MQRC_CALL_INTERRUPTEDis returned - after a successful reconnect - if the IBM MQ MQI client has received no response from the queue manager to indicate the success or failure of
- the delivery of a persistent message using an MQPUT call outside sync point.
- the delivery of a persistent message or a message with default persistence using an MQPUT1 call outside sync point.
- the commit of a transaction using an MQCMIT call. The response is only ever returned after a successful reconnect.
- Channels are restarted as new instances (they might also be different channels), and so no channel exit state is retained.
- Temporary dynamic queues are restored as part of the process of recovering reconnectable clients
that had temporary dynamic queues open. No messages on a temporary dynamic queue are restored, but
applications that had the queue open, or had remembered the name of the queue, are able to continue
There is the possibility that if the queue is being used by an application other than the one that created it, that it might not be restored quickly enough to be present when it is next referenced. For example, if a client creates a temporary dynamic queue as a reply-to queue, and a reply message is to be placed on the queue by a channel, the queue might not be recovered in time. In this case, the channel would typically place the reply-to message on the dead letter queue.
If a reconnectable client application opens a temporary dynamic queue by name (because another application has already created it), then when reconnection occurs, the IBM MQ MQI client is unable to re-create the temporary dynamic queue because it does not have the model to create it from. In the MQI, only one application can open the temporary dynamic queue by model. Other applications that wish to use the temporary dynamic queue must use MQPUT1, or server bindings, or be able to try the reconnection again if it fails.

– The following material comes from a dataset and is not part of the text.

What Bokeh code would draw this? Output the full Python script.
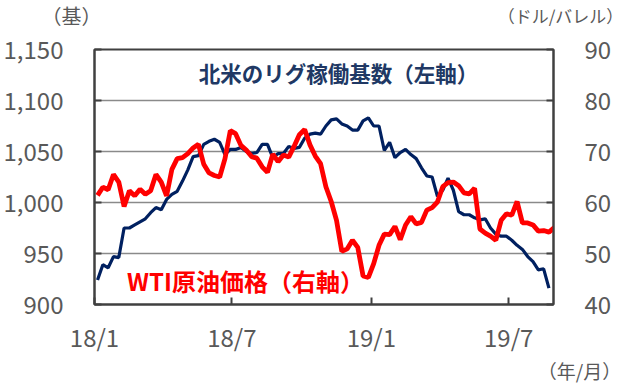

Only non-persistent messages might be put to a temporary dynamic queue, and these messages are lost during failover; this loss is true for messages being put to a temporary dynamic queue using MQPUT1 during reconnection. If failover occurs during the MQPUT1, the message might not be put, although the MQPUT1 succeeds. One workaround to this problem is to use permanent dynamic queues. Any server bindings application can open the temporary dynamic queue by name because it is not reconnectable.